Interpret the Evidence and Put It in Context

Document Links:

Document 27.1 No More Miss America! (1968)

Document 27.2 GLORIA STEINEM, Women Freeing the Men, Too (1970)

Document 27.3 NATIONAL BLACK FEMINIST ORGANIZATION, Statement of Purpose (1973)

Document 27.4 PAT MAINARDI, The Politics of Housework (1970)

Document 27.5 PHYLLIS SCHLAFLY, What’s Wrong with “Equal Rights” for Women? (1972)

INTERPRET THE EVIDENCE

  1. According to New York Radical Women, how had male ideas of “what women are supposed to be” constrained women’s lives (Document 27.1)?

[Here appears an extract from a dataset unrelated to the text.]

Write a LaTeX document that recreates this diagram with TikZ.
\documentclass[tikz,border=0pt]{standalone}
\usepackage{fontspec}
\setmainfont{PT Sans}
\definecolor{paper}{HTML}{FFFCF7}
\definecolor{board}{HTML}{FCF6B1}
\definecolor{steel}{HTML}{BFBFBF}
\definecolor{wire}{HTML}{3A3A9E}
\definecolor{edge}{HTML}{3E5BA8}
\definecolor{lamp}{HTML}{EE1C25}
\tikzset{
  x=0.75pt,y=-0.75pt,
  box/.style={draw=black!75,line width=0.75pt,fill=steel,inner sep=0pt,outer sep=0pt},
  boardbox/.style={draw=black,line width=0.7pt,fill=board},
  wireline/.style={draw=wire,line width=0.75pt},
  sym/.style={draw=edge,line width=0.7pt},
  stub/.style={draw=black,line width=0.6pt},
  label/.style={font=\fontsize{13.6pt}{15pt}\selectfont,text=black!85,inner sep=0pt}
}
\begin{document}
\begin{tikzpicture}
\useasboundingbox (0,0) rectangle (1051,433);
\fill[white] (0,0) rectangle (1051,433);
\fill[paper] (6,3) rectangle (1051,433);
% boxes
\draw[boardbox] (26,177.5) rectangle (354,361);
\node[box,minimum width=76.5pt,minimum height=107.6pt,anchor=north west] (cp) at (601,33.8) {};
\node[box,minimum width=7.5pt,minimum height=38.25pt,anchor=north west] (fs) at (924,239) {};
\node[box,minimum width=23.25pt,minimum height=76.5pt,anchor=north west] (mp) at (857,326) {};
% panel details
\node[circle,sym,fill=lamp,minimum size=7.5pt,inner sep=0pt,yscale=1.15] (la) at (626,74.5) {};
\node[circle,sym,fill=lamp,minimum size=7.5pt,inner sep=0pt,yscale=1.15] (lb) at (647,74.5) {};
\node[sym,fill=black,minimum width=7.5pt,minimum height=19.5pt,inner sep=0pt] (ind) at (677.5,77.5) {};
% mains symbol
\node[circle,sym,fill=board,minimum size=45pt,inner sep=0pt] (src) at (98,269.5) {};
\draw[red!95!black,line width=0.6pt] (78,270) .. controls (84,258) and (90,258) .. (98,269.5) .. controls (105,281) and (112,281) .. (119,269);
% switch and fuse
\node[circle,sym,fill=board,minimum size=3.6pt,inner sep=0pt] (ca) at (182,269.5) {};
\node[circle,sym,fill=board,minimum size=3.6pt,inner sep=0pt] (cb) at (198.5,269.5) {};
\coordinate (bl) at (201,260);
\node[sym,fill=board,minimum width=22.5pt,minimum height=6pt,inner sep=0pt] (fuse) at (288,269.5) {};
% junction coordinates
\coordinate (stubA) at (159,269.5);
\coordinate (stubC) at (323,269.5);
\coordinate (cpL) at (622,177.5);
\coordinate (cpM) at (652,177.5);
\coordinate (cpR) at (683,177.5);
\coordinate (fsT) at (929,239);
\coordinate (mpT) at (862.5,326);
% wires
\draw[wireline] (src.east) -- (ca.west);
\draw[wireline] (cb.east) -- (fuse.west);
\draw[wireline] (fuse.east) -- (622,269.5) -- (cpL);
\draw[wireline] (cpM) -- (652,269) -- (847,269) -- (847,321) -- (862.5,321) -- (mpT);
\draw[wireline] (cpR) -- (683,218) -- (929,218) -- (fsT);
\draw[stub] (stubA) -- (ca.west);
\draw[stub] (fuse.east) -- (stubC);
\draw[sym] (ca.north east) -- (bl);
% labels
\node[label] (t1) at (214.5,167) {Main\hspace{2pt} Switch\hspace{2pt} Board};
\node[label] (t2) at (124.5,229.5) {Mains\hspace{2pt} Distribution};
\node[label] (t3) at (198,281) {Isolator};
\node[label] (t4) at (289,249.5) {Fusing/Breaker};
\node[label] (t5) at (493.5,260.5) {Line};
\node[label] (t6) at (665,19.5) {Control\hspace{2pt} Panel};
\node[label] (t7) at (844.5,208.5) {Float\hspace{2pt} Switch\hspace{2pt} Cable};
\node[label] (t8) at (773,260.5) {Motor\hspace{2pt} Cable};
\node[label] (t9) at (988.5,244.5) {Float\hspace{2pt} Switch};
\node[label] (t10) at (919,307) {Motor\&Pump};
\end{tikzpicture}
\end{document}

What range of issues did these radical feminists raise?

  2. Why did Gloria Steinem emphasize to a class of Vassar women how women’s liberation would benefit men (Document 27.2)? How did different feminists envision the roles of men in their movement?

  3. According to the National Black Feminist Organization, what were the unique problems black women faced (Document 27.3)? How did they see their relationship to white feminists and to the male-dominated black liberation movement?

  4. In what ways did Pat Mainardi and Phyllis Schlafly disagree over the nature of housework (Documents 27.4 and 27.5)? How does Mainardi’s focus on housework fit with the demands of New York Radical Women, Gloria Steinem, and the National Black Feminist Organization?

  5. What was Phyllis Schlafly’s definition of women’s liberation (Document 27.5)? Who do you think might have agreed with her analysis? Who, aside from radical feminists, might have disagreed?

PUT IT IN CONTEXT

  1. Where do the agendas of the various advocates of women’s liberation overlap, and where do they differ?

  2. How does feminism compare with the other progressive social movements of the 1960s and 1970s?